Task directions:
Copy exactly the lines from the start of the material through the line with "const W = 905, H = 505;". Pictures stay out of the copy.
★ ★ ★ ★ ★
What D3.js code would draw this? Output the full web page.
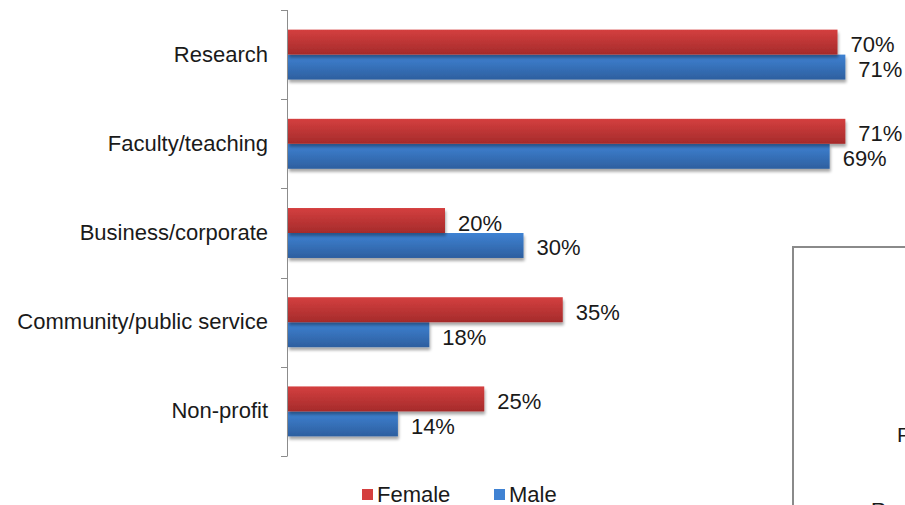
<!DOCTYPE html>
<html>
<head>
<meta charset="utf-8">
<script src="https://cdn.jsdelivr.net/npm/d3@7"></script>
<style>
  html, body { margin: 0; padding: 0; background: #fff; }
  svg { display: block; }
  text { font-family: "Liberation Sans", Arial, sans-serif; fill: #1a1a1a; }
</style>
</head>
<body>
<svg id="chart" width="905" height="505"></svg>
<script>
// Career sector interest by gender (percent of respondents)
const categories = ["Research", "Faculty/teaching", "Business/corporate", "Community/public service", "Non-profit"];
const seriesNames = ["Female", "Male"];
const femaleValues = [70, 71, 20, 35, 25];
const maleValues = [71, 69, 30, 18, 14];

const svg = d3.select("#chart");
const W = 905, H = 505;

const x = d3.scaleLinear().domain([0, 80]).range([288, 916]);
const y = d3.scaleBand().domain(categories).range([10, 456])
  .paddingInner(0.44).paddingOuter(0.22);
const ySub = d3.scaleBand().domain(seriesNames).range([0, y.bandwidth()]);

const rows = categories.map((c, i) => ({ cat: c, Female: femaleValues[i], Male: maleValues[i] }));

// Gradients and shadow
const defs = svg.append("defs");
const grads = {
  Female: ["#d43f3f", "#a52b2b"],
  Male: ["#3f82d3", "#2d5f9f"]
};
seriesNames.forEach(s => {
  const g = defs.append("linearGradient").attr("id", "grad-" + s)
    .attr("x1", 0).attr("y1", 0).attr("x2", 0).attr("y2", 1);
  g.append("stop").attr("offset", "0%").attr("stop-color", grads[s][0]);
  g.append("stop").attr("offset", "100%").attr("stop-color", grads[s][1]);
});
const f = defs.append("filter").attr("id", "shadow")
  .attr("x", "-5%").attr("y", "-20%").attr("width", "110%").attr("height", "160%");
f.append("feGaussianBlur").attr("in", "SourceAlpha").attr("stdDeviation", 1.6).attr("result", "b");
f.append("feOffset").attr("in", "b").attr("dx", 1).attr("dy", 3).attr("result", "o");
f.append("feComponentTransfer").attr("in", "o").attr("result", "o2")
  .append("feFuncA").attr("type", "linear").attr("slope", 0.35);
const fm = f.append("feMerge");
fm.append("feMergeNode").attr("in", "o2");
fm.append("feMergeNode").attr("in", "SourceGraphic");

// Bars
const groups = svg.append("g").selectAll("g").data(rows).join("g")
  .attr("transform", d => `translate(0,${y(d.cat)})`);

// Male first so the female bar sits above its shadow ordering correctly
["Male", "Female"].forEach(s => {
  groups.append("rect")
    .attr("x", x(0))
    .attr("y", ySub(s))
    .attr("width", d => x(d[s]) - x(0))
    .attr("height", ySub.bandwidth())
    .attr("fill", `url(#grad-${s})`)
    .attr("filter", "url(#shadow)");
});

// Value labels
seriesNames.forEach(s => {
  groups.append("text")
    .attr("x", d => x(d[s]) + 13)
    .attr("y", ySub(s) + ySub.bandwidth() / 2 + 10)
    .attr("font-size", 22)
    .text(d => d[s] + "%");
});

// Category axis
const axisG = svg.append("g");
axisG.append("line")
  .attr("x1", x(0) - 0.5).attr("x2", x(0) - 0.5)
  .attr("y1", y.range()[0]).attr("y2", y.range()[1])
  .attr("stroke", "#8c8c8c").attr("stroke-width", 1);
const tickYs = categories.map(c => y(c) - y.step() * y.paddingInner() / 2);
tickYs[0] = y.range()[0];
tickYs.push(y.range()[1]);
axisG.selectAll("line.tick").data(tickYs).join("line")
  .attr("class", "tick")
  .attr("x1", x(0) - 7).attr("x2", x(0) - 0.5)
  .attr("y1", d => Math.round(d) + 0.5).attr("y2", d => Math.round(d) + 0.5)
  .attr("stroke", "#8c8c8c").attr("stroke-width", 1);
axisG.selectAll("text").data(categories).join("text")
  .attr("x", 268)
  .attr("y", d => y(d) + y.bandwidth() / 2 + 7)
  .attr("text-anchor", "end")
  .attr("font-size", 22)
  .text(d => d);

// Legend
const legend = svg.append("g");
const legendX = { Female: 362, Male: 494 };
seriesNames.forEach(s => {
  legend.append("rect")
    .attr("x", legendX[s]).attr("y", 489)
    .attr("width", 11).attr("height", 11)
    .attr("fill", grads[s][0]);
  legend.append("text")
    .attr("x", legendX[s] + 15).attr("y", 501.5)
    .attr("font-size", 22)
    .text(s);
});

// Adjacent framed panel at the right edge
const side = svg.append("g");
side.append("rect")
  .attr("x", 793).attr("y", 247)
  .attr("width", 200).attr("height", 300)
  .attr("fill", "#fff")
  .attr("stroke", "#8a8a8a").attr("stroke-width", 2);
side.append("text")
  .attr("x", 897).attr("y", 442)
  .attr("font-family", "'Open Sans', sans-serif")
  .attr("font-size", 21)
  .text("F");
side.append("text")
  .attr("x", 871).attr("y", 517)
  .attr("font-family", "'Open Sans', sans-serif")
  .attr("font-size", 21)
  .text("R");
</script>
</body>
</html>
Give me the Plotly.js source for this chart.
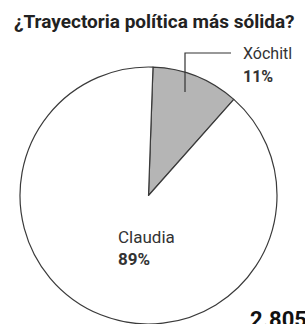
★ ★ ★ ★ ★
Worked answer:
What D3.js code would draw this? Output the full web page.
<!DOCTYPE html>
<html>
<head>
<meta charset="utf-8">
<script src="https://cdn.jsdelivr.net/npm/d3@7"></script>
<style>
  html, body { margin: 0; padding: 0; background: #fff; }
  svg { display: block; }
  text { font-family: "Liberation Sans", Arial, sans-serif; fill: #1a1a1a; }
</style>
</head>
<body>
<svg id="chart" width="905" height="505"></svg>
<script>
// Career sector interest by gender (percent of respondents)
const categories = ["Research", "Faculty/teaching", "Business/corporate", "Community/public service", "Non-profit"];
const seriesNames = ["Female", "Male"];
const femaleValues = [70, 71, 20, 35, 25];
const maleValues = [71, 69, 30, 18, 14];

const svg = d3.select("#chart");
const W = 905, H = 505;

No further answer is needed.